BasqueBench

Paper

BasqueBench is a benchmark for evaluating language models in Basque tasks. This is, it evaluates the ability of a language model to understand and generate Basque text. BasqueBench offers a combination of pre-existing, open datasets and datasets developed exclusivelly for this benchmark. All the details of BasqueBench will be published in a paper soon.
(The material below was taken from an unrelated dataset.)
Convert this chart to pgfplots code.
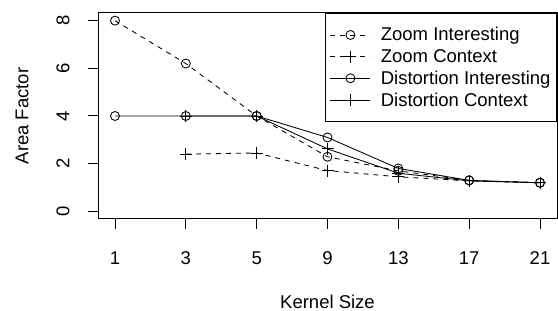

The new evaluation datasets included in BasqueBench are:

Task	Category	Homepage
MGSM_eu	Math	https://huggingface.co/datasets/HiTZ/MGSM-eu
PIQA_eu	Question Answering	https://huggingface.co/datasets/HiTZ/PIQA-eu
WNLI_eu	Natural Language Inference	https://huggingface.co/datasets/HiTZ/wnli-eu
XCOPA_eu	Commonsense Reasoning	https://huggingface.co/datasets/HiTZ/XCOPA-eu

The datasets included in BasqueBench that have been made public in previous pubications are:

Task	Category	Paper title	Homepage
Belebele_eu	Reading Comprehension	The Belebele Benchmark: a Parallel Reading Comprehension Dataset in 122 Language Variants	https://huggingface.co/datasets/facebook/belebele
EusExams	Question Answering	Latxa: An Open Language Model and Evaluation Suite for Basque	https://huggingface.co/datasets/HiTZ/EusExams
EusProficiency	Question Answering	Latxa: An Open Language Model and Evaluation Suite for Basque	https://huggingface.co/datasets/HiTZ/EusProficiency
EusReading	Reading Comprehension	Latxa: An Open Language Model and Evaluation Suite for Basque	https://huggingface.co/datasets/HiTZ/EusReading
EusTrivia	Question Answering	Latxa: An Open Language Model and Evaluation Suite for Basque	https://huggingface.co/datasets/HiTZ/EusTrivia
FLORES_eu	Translation	No Language Left Behind: Scaling Human-Centered Machine Translation	https://huggingface.co/datasets/facebook/flores
QNLIeu	Natural Language Inference	BasqueGLUE: A Natural Language Understanding Benchmark for Basque	https://huggingface.co/datasets/orai-nlp/basqueGLUE
XNLIeu	Natural Language Inference	XNLIeu: a dataset for cross-lingual NLI in Basque	https://huggingface.co/datasets/HiTZ/xnli-eu
XStoryCloze_eu	Commonsense Reasoning	Few-shot Learning with Multilingual Generative Language Models	https://huggingface.co/datasets/juletxara/xstory_cloze

Citation

Paper for BasqueBench coming soon.

Groups and Tasks

Groups

basque_bench: All tasks included in BasqueBench.
flores_eu: All FLORES translation tasks from or to Basque.

Tasks

The following tasks evaluate tasks on BasqueBench dataset using various scoring methods.

belebele_eus_Latn
eus_exams_eu
eus_proficiency
eus_reading
eus_trivia
flores_eu
flores_eu-ca
flores_eu-de
flores_eu-en
flores_eu-es
flores_eu-fr
flores_eu-gl
flores_eu-it
flores_eu-pt
flores_ca-eu
flores_de-eu
flores_en-eu
flores_es-eu
flores_fr-eu
flores_gl-eu
flores_it-eu
flores_pt-eu
mgsm_direct_eu
mgsm_native_cot_eu
piqa_eu
qnlieu
wnli_eu
xcopa_eu
xnli_eu
xnli_eu_native
xstorycloze_eu

Some of these tasks are taken from benchmarks already available in LM Evaluation Harness. These are:

belebele_eus_Latn: Belebele Basque
qnlieu: From BasqueGLUE

Checklist

Is the task an existing benchmark in the literature?
- Have you referenced the original paper that introduced the task?
- If yes, does the original paper provide a reference implementation?
  - Yes, original implementation contributed by author of the benchmark

If other tasks on this dataset are already supported:

Is the "Main" variant of this task clearly denoted?
Have you provided a short sentence in a README on what each new variant adds / evaluates?
Have you noted which, if any, published evaluation setups are matched by this variant?